● **Exercise**
The lines to extract run from the first line of the material below to the line containing "ax = fig.add_axes([left, bottom, right", both included; leave the pictures behind.

▶

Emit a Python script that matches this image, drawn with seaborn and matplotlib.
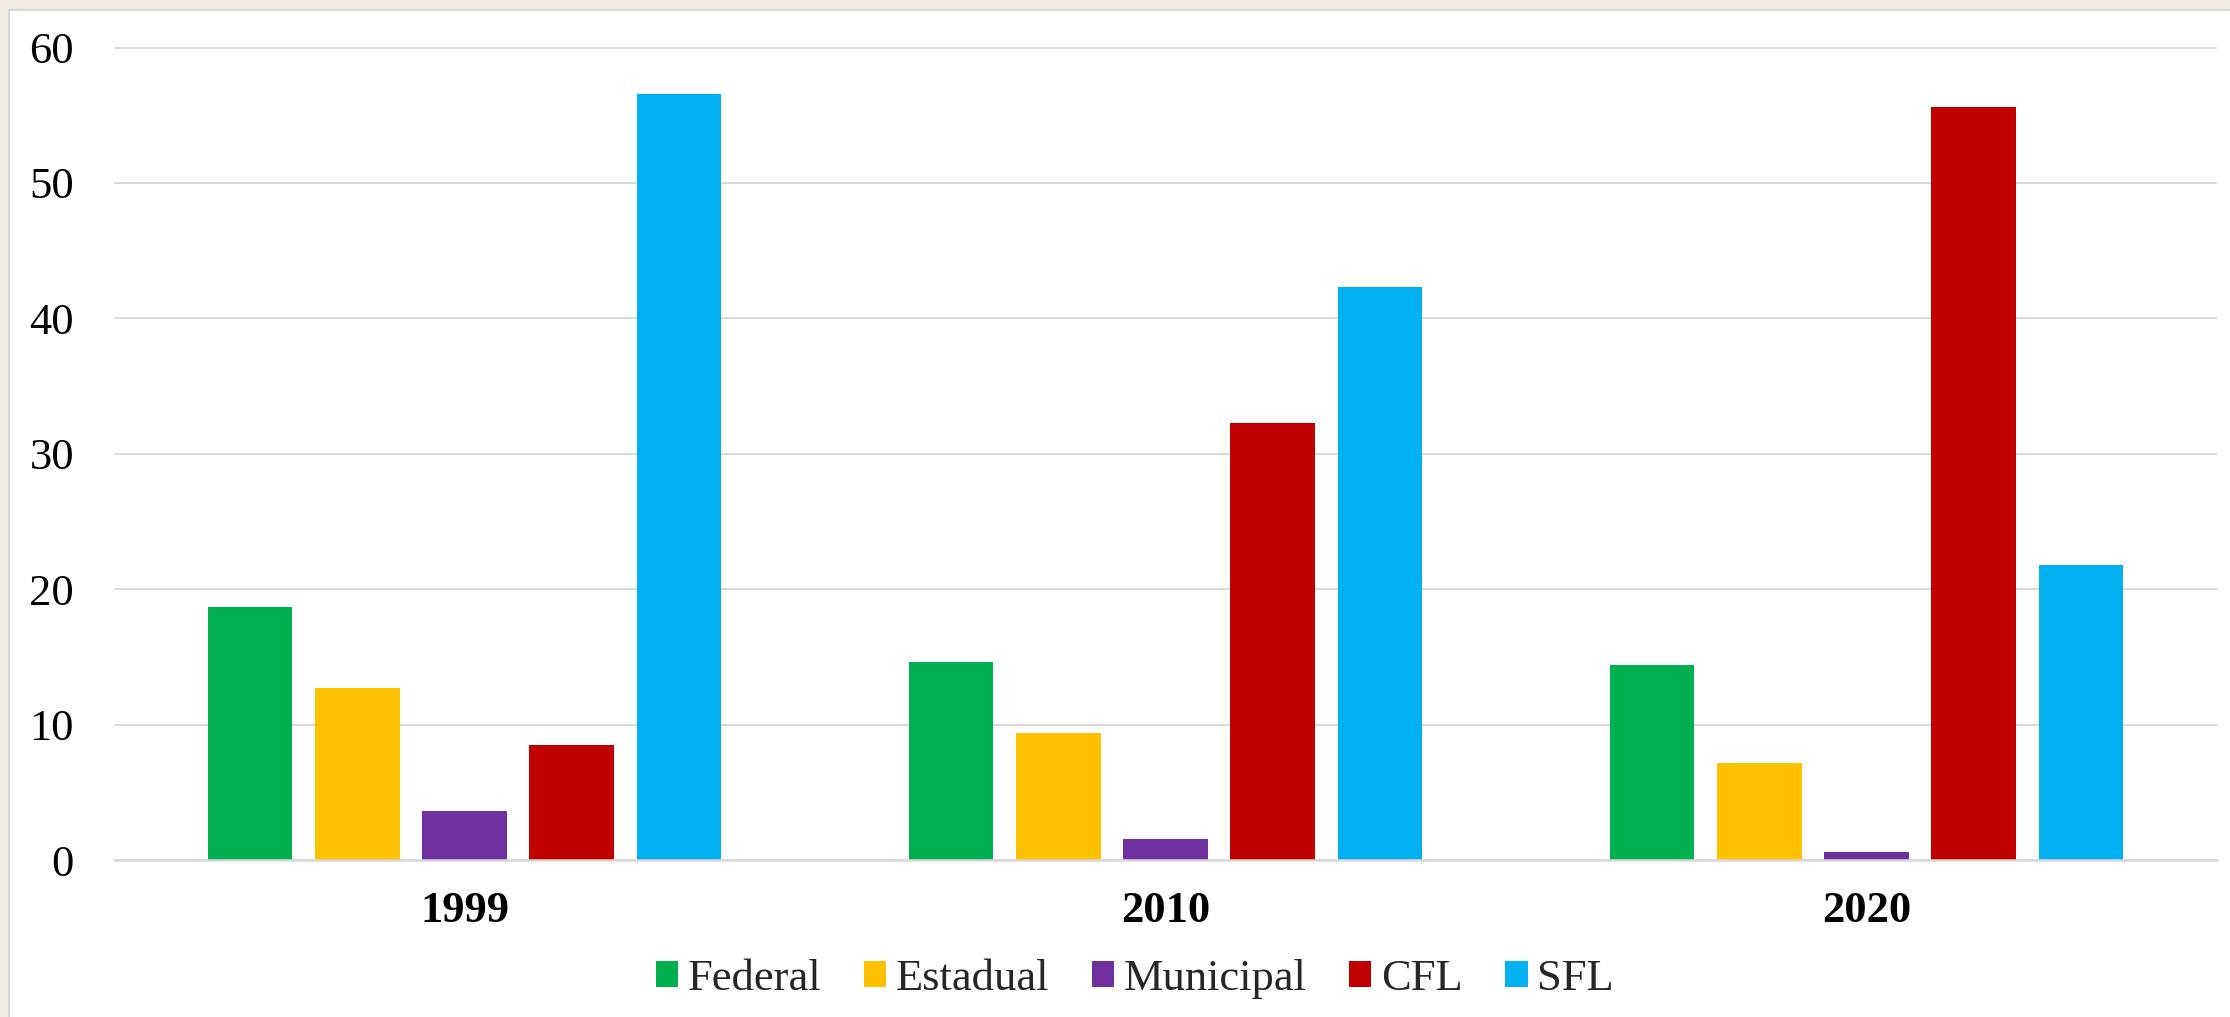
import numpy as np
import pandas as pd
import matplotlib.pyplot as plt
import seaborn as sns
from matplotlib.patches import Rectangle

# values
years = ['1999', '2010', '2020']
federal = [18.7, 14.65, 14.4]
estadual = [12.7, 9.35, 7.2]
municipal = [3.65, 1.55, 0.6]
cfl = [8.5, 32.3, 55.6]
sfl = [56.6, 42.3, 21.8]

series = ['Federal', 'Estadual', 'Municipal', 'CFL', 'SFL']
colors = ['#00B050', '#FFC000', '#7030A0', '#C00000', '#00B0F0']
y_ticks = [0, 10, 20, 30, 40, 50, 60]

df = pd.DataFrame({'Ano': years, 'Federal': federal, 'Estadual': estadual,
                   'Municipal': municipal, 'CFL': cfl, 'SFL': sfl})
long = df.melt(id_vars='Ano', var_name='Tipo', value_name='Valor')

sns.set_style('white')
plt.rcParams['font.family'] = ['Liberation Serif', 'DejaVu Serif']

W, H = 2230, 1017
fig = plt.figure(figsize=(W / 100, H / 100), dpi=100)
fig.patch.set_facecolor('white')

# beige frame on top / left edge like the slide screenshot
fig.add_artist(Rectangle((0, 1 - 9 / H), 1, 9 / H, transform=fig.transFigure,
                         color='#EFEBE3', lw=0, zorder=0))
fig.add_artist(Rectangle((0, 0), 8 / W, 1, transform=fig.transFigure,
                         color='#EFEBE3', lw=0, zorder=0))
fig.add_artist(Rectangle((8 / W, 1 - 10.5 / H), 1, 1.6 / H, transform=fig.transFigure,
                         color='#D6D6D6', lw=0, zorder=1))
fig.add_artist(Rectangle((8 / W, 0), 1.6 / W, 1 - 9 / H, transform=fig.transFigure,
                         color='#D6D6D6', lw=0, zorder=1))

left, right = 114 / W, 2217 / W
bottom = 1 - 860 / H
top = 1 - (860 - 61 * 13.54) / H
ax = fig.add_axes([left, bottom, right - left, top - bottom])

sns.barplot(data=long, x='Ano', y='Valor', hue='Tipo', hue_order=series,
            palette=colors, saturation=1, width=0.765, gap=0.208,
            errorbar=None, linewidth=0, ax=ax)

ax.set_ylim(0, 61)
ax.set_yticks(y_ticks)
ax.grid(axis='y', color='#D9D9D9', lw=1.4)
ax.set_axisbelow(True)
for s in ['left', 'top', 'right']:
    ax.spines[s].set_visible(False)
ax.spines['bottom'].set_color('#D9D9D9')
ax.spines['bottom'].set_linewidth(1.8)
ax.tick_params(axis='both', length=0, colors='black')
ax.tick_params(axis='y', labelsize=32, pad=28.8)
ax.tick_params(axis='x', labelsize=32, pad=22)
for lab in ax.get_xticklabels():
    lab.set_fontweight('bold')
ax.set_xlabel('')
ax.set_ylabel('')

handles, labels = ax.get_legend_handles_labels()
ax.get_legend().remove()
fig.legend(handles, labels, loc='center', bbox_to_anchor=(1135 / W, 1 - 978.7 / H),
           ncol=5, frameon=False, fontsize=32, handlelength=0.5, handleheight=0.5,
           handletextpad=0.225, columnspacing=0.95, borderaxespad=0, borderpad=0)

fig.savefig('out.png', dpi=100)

◀

● **Result of the task**
Emit a Python script that matches this image, drawn with seaborn and matplotlib.
import numpy as np
import pandas as pd
import matplotlib.pyplot as plt
import seaborn as sns
from matplotlib.patches import Rectangle

# values
years = ['1999', '2010', '2020']
federal = [18.7, 14.65, 14.4]
estadual = [12.7, 9.35, 7.2]
municipal = [3.65, 1.55, 0.6]
cfl = [8.5, 32.3, 55.6]
sfl = [56.6, 42.3, 21.8]

series = ['Federal', 'Estadual', 'Municipal', 'CFL', 'SFL']
colors = ['#00B050', '#FFC000', '#7030A0', '#C00000', '#00B0F0']
y_ticks = [0, 10, 20, 30, 40, 50, 60]

df = pd.DataFrame({'Ano': years, 'Federal': federal, 'Estadual': estadual,
                   'Municipal': municipal, 'CFL': cfl, 'SFL': sfl})
long = df.melt(id_vars='Ano', var_name='Tipo', value_name='Valor')

sns.set_style('white')
plt.rcParams['font.family'] = ['Liberation Serif', 'DejaVu Serif']

W, H = 2230, 1017
fig = plt.figure(figsize=(W / 100, H / 100), dpi=100)
fig.patch.set_facecolor('white')

# beige frame on top / left edge like the slide screenshot
fig.add_artist(Rectangle((0, 1 - 9 / H), 1, 9 / H, transform=fig.transFigure,
                         color='#EFEBE3', lw=0, zorder=0))
fig.add_artist(Rectangle((0, 0), 8 / W, 1, transform=fig.transFigure,
                         color='#EFEBE3', lw=0, zorder=0))
fig.add_artist(Rectangle((8 / W, 1 - 10.5 / H), 1, 1.6 / H, transform=fig.transFigure,
                         color='#D6D6D6', lw=0, zorder=1))
fig.add_artist(Rectangle((8 / W, 0), 1.6 / W, 1 - 9 / H, transform=fig.transFigure,
                         color='#D6D6D6', lw=0, zorder=1))

left, right = 114 / W, 2217 / W
bottom = 1 - 860 / H
top = 1 - (860 - 61 * 13.54) / H
ax = fig.add_axes([left, bottom, right - left, top - bottom])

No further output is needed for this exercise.